• Task directions: Give back only the lines from the one that contains "Clone this chart" through the one that contains "import * as", word for word and without images.

Charts and diagrams as code
________________________

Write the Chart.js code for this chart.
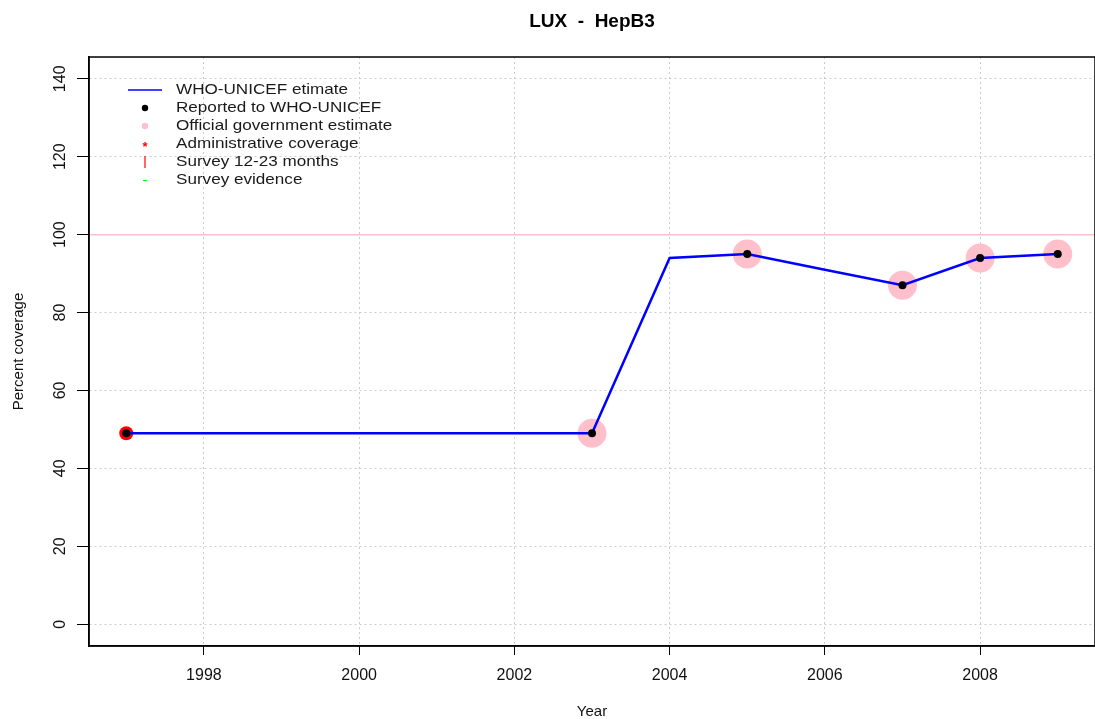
<!DOCTYPE html>
<html>
<head>
<meta charset="utf-8">
<script src="https://cdn.jsdelivr.net/npm/chart.js@4.4.1/dist/chart.umd.min.js"></script>
<style>
  html, body { margin: 0; padding: 0; background: #ffffff; }
  #wrap { width: 1095px; height: 719px; }
</style>
</head>
<body>
<div id="wrap"><canvas id="chart" width="1095" height="719"></canvas></div>
<script>
// LUX - HepB3 coverage
const years = [1997, 1998, 1999, 2000, 2001, 2002, 2003, 2004, 2005, 2006, 2007, 2008, 2009];
const whoUnicef = [49, 49, 49, 49, 49, 49, 49, 94, 95, 91, 87, 94, 95];

const reportedYears = [1997, 2003, 2005, 2007, 2008, 2009];
const reported = [49, 49, 95, 87, 94, 95];

const officialYears = [2003, 2005, 2007, 2008, 2009];
const official = [49, 95, 87, 94, 95];

const adminYears = [1997];
const admin = [49];

const xTicks = [1998, 2000, 2002, 2004, 2006, 2008];
const yTicks = [0, 20, 40, 60, 80, 100, 120, 140];
const targetLine = 100;

const legendItems = [
  { label: 'WHO-UNICEF etimate', kind: 'line', color: '#0000ff' },
  { label: 'Reported to WHO-UNICEF', kind: 'dot', color: '#000000' },
  { label: 'Official government estimate', kind: 'dot', color: '#ffc0cb' },
  { label: 'Administrative coverage', kind: 'star', color: '#ff0000' },
  { label: 'Survey 12-23 months', kind: 'bar', color: '#ff0000' },
  { label: 'Survey evidence', kind: 'dash', color: '#00ff00' }
];

const FONT = '"Liberation Sans", Arial, Helvetica, sans-serif';

function pairs(xs, ys) {
  return xs.map((x, i) => ({ x, y: ys[i] }));
}

// box around the plot + pink reference line at 100
const framePlugin = {
  id: 'frame',
  beforeDatasetsDraw(chart) {
    const { ctx, chartArea, scales } = chart;
    const y = scales.y.getPixelForValue(targetLine);
    ctx.save();
    ctx.strokeStyle = '#ffc0cb';
    ctx.lineWidth = 1.5;
    ctx.beginPath();
    ctx.moveTo(chartArea.left, y);
    ctx.lineTo(chartArea.right, y);
    ctx.stroke();
    ctx.restore();
  },
  afterDraw(chart) {
    const { ctx, chartArea } = chart;
    ctx.save();
    ctx.strokeStyle = '#000000';
    ctx.lineWidth = 1.5;
    ctx.strokeRect(chartArea.left, chartArea.top, chartArea.right - chartArea.left, chartArea.bottom - chartArea.top);
    ctx.restore();
  }
};

// legend drawn inside the top-left of the plot, R style (no box)
const insetLegend = {
  id: 'insetLegend',
  afterDraw(chart) {
    const { ctx } = chart;
    const symX = 145, textX = 176, top = 90, step = 18;
    ctx.save();
    ctx.textBaseline = 'middle';
    legendItems.forEach((item, i) => {
      const y = top + i * step;
      ctx.strokeStyle = item.color;
      ctx.fillStyle = item.color;
      if (item.kind === 'line') {
        ctx.lineWidth = 1.5;
        ctx.beginPath();
        ctx.moveTo(128, y);
        ctx.lineTo(162, y);
        ctx.stroke();
      } else if (item.kind === 'dot') {
        ctx.beginPath();
        ctx.arc(symX, y, 3.2, 0, Math.PI * 2);
        ctx.fill();
      } else if (item.kind === 'star') {
        ctx.font = 'bold 13px ' + FONT;
        ctx.textAlign = 'center';
        ctx.fillText('*', symX, y + 3);
      } else if (item.kind === 'bar') {
        ctx.lineWidth = 1.2;
        ctx.beginPath();
        ctx.moveTo(symX, y - 6);
        ctx.lineTo(symX, y + 6);
        ctx.stroke();
      } else if (item.kind === 'dash') {
        ctx.lineWidth = 1.2;
        ctx.beginPath();
        ctx.moveTo(symX - 2, y + 0.5);
        ctx.lineTo(symX + 2, y + 0.5);
        ctx.stroke();
      }
      // R text in the reference is a bit wider than Arial, stretch it
      ctx.save();
      ctx.translate(textX, y);
      ctx.scale(1.14, 1);
      ctx.font = '15px ' + FONT;
      ctx.textAlign = 'left';
      ctx.fillStyle = '#1a1a1a';
      ctx.fillText(item.label, 0, 0);
      ctx.restore();
    });
    ctx.restore();
  }
};

const ctx = document.getElementById('chart').getContext('2d');

new Chart(ctx, {
  type: 'scatter',
  data: {
    datasets: [
      {
        label: 'Reported to WHO-UNICEF',
        data: pairs(reportedYears, reported),
        backgroundColor: '#000000',
        borderColor: '#000000',
        pointRadius: 4,
        borderWidth: 0,
        order: 0
      },
      {
        label: 'WHO-UNICEF etimate',
        type: 'line',
        data: pairs(years, whoUnicef),
        borderColor: '#0000ff',
        borderWidth: 2.5,
        pointRadius: 0,
        tension: 0,
        fill: false,
        order: 1
      },
      {
        label: 'Administrative coverage',
        data: pairs(adminYears, admin),
        backgroundColor: '#ff0000',
        borderColor: '#ff0000',
        pointRadius: 7,
        borderWidth: 0,
        order: 2
      },
      {
        label: 'Official government estimate',
        data: pairs(officialYears, official),
        backgroundColor: '#ffc0cb',
        borderColor: '#ffc0cb',
        pointRadius: 14.5,
        borderWidth: 0,
        order: 3
      }
    ]
  },
  options: {
    responsive: false,
    animation: false,
    devicePixelRatio: 1,
    layout: { padding: 0, autoPadding: false },
    plugins: {
      legend: { display: false },
      tooltip: { enabled: false },
      title: {
        display: true,
        fullSize: false,
        text: 'LUX  -  HepB3',
        color: '#000000',
        font: { family: FONT, size: 19, weight: 'bold' },
        padding: { top: 10.1, bottom: 24.1 }
      }
    },
    scales: {
      x: {
        type: 'linear',
        min: 1996.52,
        max: 2009.48,
        afterBuildTicks(scale) {
          scale.ticks = xTicks.map(v => ({ value: v }));
        },
        afterFit(scale) {
          scale.height = 73;
          scale.paddingLeft = 0;
          scale.paddingRight = 0;
        },
        grid: {
          color: '#cccccc',
          lineWidth: 1,
          tickLength: 9,
          tickColor: '#000000',
          tickBorderDash: []
        },
        border: { display: true, color: '#000000', width: 1.5, dash: [2, 3] },
        ticks: {
          color: '#111111',
          font: { family: FONT, size: 16 },
          padding: 11,
          maxRotation: 0,
          minRotation: 0,
          callback: v => String(v)
        },
        title: {
          display: true,
          text: 'Year',
          color: '#111111',
          font: { family: FONT, size: 15, lineHeight: 1 },
          padding: { top: 0, bottom: 0 }
        }
      },
      y: {
        type: 'linear',
        min: -5.6,
        max: 145.6,
        afterBuildTicks(scale) {
          scale.ticks = yTicks.map(v => ({ value: v }));
        },
        afterFit(scale) {
          scale.width = 89;
          scale.paddingTop = 0;
          scale.paddingBottom = 0;
        },
        grid: {
          color: '#cccccc',
          lineWidth: 1,
          tickLength: 12,
          tickColor: '#000000',
          tickBorderDash: []
        },
        border: { display: true, color: '#000000', width: 1.5, dash: [2, 3] },
        ticks: {
          color: '#111111',
          font: { family: FONT, size: 16 },
          padding: 3,
          minRotation: 90,
          maxRotation: 90,
          crossAlign: 'center',
          callback: v => String(v)
        },
        title: {
          display: true,
          text: 'Percent coverage',
          color: '#111111',
          font: { family: FONT, size: 15, lineHeight: 1 },
          padding: { top: 11.5, bottom: 0 }
        }
      }
    }
  },
  plugins: [framePlugin, insetLegend]
});
</script>
</body>
</html>
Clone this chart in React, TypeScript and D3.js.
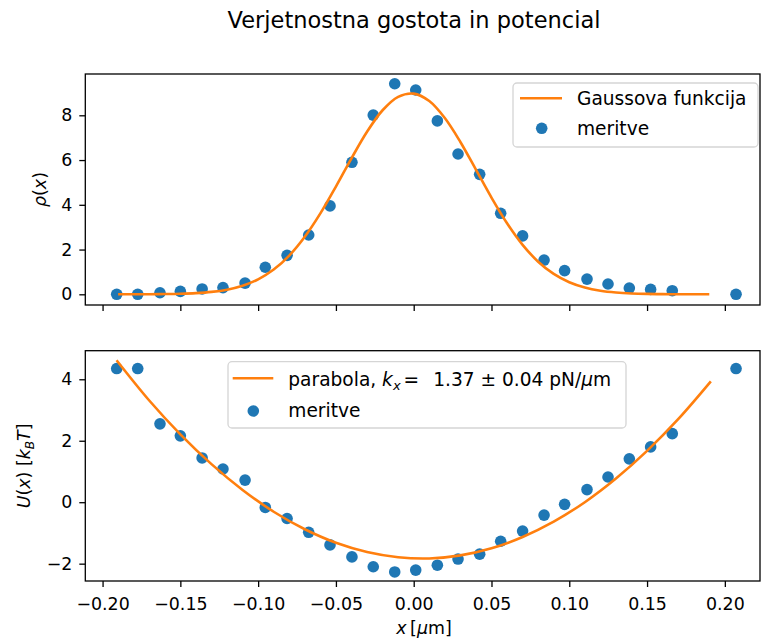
import React, { useEffect, useRef } from "react";
import * as d3 from "d3";

// measured points (shared x for both panels)
const xMeas = [-0.1909, -0.1774, -0.1631, -0.150, -0.136, -0.1226, -0.1084, -0.0954, -0.0814, -0.0675,
  -0.0538, -0.0397, -0.0260, -0.0122, 0.0013, 0.0152, 0.0285, 0.0424, 0.0559, 0.0700,
  0.0838, 0.0970, 0.1114, 0.1249, 0.1386, 0.1523, 0.1662, 0.2072];
const rhoMeas = [0.0, 0.0, 0.07, 0.13, 0.24, 0.30, 0.50, 1.21, 1.74, 2.65,
  3.95, 5.90, 8.01, 9.41, 9.13, 7.75, 6.27, 5.36, 3.62, 2.61,
  1.53, 1.06, 0.68, 0.46, 0.28, 0.22, 0.16, 0.0];
const uMeas = [4.35, 4.35, 2.55, 2.16, 1.44, 1.08, 0.72, -0.17, -0.53, -0.98,
  -1.39, -1.78, -2.10, -2.27, -2.21, -2.05, -1.85, -1.69, -1.27, -0.94,
  -0.42, -0.07, 0.41, 0.82, 1.41, 1.80, 2.23, 4.35];

// fitted gaussian
const xGauss = [-0.19, -0.18, -0.17, -0.16, -0.15, -0.14, -0.13, -0.12, -0.11, -0.10,
  -0.09, -0.08, -0.07, -0.06, -0.05, -0.04, -0.03, -0.02, -0.01, 0.0,
  0.01, 0.02, 0.03, 0.04, 0.05, 0.06, 0.07, 0.08, 0.09, 0.10,
  0.11, 0.12, 0.13, 0.14, 0.15, 0.16, 0.17, 0.18, 0.19];
const rhoGauss = [0.001, 0.002, 0.004, 0.011, 0.024, 0.052, 0.107, 0.208, 0.383, 0.669,
  1.106, 1.733, 2.572, 3.615, 4.816, 6.077, 7.265, 8.226, 8.826, 8.970,
  8.637, 7.878, 6.808, 5.573, 4.322, 3.175, 2.211, 1.458, 0.910, 0.539,
  0.302, 0.160, 0.081, 0.038, 0.017, 0.007, 0.003, 0.001, 0.0];

// fitted parabola
const xPar = [-0.191, -0.17, -0.15, -0.13, -0.11, -0.09, -0.07, -0.05, -0.03, -0.01,
  0.01, 0.03, 0.05, 0.07, 0.09, 0.11, 0.13, 0.15, 0.17, 0.191];
const uPar = [4.62, 3.31, 2.21, 1.24, 0.40, -0.31, -0.88, -1.32, -1.62, -1.79,
  -1.83, -1.73, -1.50, -1.13, -0.63, 0.00, 0.77, 1.67, 2.70, 3.93];

const xTicks = [-0.2, -0.15, -0.1, -0.05, 0, 0.05, 0.1, 0.15, 0.2];
const rhoTicks = [0, 2, 4, 6, 8];
const uTicks = [-2, 0, 2, 4];

const BLUE = "#1f77b4";
const ORANGE = "#ff7f0e";
const FONT = "'DejaVu Sans', sans-serif";
const FS = 17.4;
const LFS = 18.6;

function App() {
  const ref = useRef<SVGSVGElement>(null);

  useEffect(() => {
    const svg = d3.select(ref.current);
    svg.selectAll("*").remove();
    svg.style("font-family", FONT);

    const left = 85.3, right = 760;
    const x = d3.scaleLinear().domain([-0.2111, 0.2226]).range([left, right]);

    const panels = [
      { top: 74, bottom: 305, domain: [-0.478, 9.846], ticks: rhoTicks, fx: xGauss, fy: rhoGauss, my: rhoMeas, labels: false },
      { top: 350.7, bottom: 581, domain: [-2.564, 4.93], ticks: uTicks, fx: xPar, fy: uPar, my: uMeas, labels: true },
    ];

    panels.forEach(p => {
      const y = d3.scaleLinear().domain(p.domain).range([p.bottom, p.top]);
      const g = svg.append("g");

      // measured points
      g.selectAll("circle.dot")
        .data(p.my)
        .enter().append("circle")
        .attr("class", "dot")
        .attr("cx", (d, i) => x(xMeas[i]))
        .attr("cy", d => y(d))
        .attr("r", 5.8)
        .attr("fill", BLUE);

      // fitted curve
      const line = d3.line<number>()
        .x((d, i) => x(p.fx[i]))
        .y(d => y(d))
        .curve(d3.curveCatmullRom);
      g.append("path")
        .datum(p.fy)
        .attr("fill", "none")
        .attr("stroke", ORANGE)
        .attr("stroke-width", 2.6)
        .attr("d", line);

      // x axis
      const xa = g.append("g")
        .attr("transform", `translate(0,${p.bottom})`)
        .call(d3.axisBottom(x).tickValues(xTicks).tickSize(6).tickSizeOuter(0)
          .tickFormat(p.labels ? d3.format(".2f") : () => ""));
      xa.select(".domain").remove();
      xa.selectAll("line").attr("stroke", "#000").attr("stroke-width", 1.3);
      xa.selectAll("text").attr("y", 0).attr("dy", 29).attr("font-size", FS).attr("font-family", FONT).attr("fill", "#000");

      // y axis
      const ya = g.append("g")
        .attr("transform", `translate(${left},0)`)
        .call(d3.axisLeft(y).tickValues(p.ticks).tickSize(6).tickPadding(7).tickSizeOuter(0).tickFormat(d3.format("d")));
      ya.select(".domain").remove();
      ya.selectAll("line").attr("stroke", "#000").attr("stroke-width", 1.3);
      ya.selectAll("text").attr("font-size", FS).attr("font-family", FONT).attr("fill", "#000");

      // frame
      g.append("rect")
        .attr("x", left).attr("y", p.top)
        .attr("width", right - left).attr("height", p.bottom - p.top)
        .attr("fill", "none").attr("stroke", "#000").attr("stroke-width", 1.3);
    });

    // title
    svg.append("text")
      .attr("x", 414).attr("y", 28)
      .attr("text-anchor", "middle")
      .attr("font-size", 22.5)
      .attr("fill", "#000")
      .text("Verjetnostna gostota in potencial");

    // x label
    const xl = svg.append("text")
      .attr("x", 424).attr("y", 634)
      .attr("text-anchor", "middle")
      .attr("font-size", FS);
    xl.append("tspan").attr("font-style", "italic").text("x");
    xl.append("tspan").text("\u2009[");
    xl.append("tspan").attr("font-style", "italic").text("μ");
    xl.append("tspan").text("m]");

    // y labels
    const yl1 = svg.append("text")
      .attr("transform", `translate(46,${(74 + 305) / 2}) rotate(-90)`)
      .attr("text-anchor", "middle")
      .attr("font-size", FS);
    yl1.append("tspan").attr("font-style", "italic").text("ρ");
    yl1.append("tspan").text("(");
    yl1.append("tspan").attr("font-style", "italic").text("x");
    yl1.append("tspan").text(")");

    const yl2 = svg.append("text")
      .attr("transform", `translate(30,${(350.7 + 581) / 2}) rotate(-90)`)
      .attr("text-anchor", "middle")
      .attr("font-size", FS);
    yl2.append("tspan").attr("font-style", "italic").text("U");
    yl2.append("tspan").text("(");
    yl2.append("tspan").attr("font-style", "italic").text("x");
    yl2.append("tspan").text(") [");
    yl2.append("tspan").attr("font-style", "italic").text("k");
    yl2.append("tspan").attr("font-style", "italic").attr("font-size", FS * 0.7).attr("dy", 4).text("B");
    yl2.append("tspan").attr("font-style", "italic").attr("dy", -4).text("T");
    yl2.append("tspan").text("]");

    // legends
    function legend(bx: number, by: number, bw: number, bh: number, lx0: number, lx1: number, ly: number,
      mx: number, my: number, tx: number, t1y: number, t2y: number) {
      const lg = svg.append("g");
      lg.append("rect")
        .attr("x", bx).attr("y", by).attr("width", bw).attr("height", bh)
        .attr("rx", 4)
        .attr("fill", "rgba(255,255,255,0.8)")
        .attr("stroke", "#d5d5d5").attr("stroke-width", 1.3);
      lg.append("line")
        .attr("x1", lx0).attr("x2", lx1).attr("y1", ly).attr("y2", ly)
        .attr("stroke", ORANGE).attr("stroke-width", 2.6);
      lg.append("circle").attr("cx", mx).attr("cy", my).attr("r", 5.8).attr("fill", BLUE);
      const t1 = lg.append("text").attr("x", tx).attr("y", t1y).attr("font-size", LFS).attr("fill", "#000");
      lg.append("text").attr("x", tx).attr("y", t2y).attr("font-size", LFS).attr("fill", "#000").text("meritve");
      return t1;
    }

    const t1 = legend(513, 83, 245, 64, 520, 562, 98.3, 541.7, 128.3, 577, 105, 135);
    t1.text("Gaussova funkcija");

    const t2 = legend(228, 361.7, 398, 66.3, 232.7, 273.3, 378.3, 253.3, 411, 288.3, 386, 416.7);
    t2.append("tspan").text("parabola, ");
    t2.append("tspan").attr("font-style", "italic").text("k");
    t2.append("tspan").attr("font-style", "italic").attr("font-size", LFS * 0.7).attr("dy", 4).text("x");
    t2.append("tspan").attr("dy", -4).attr("dx", 3).text("=");
    t2.append("tspan").attr("dx", 14).text("1.37 ± 0.04 pN/");
    t2.append("tspan").attr("font-style", "italic").text("μ");
    t2.append("tspan").text("m");
  }, []);

  return <svg ref={ref} width={762} height={643} style={{ position: "absolute", left: 0, top: 0, background: "#fff" }} />;
}

export default App;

________________________

• The answer:
Clone this chart in React, TypeScript and D3.js.
import React, { useEffect, useRef } from "react";
import * as d3 from "d3";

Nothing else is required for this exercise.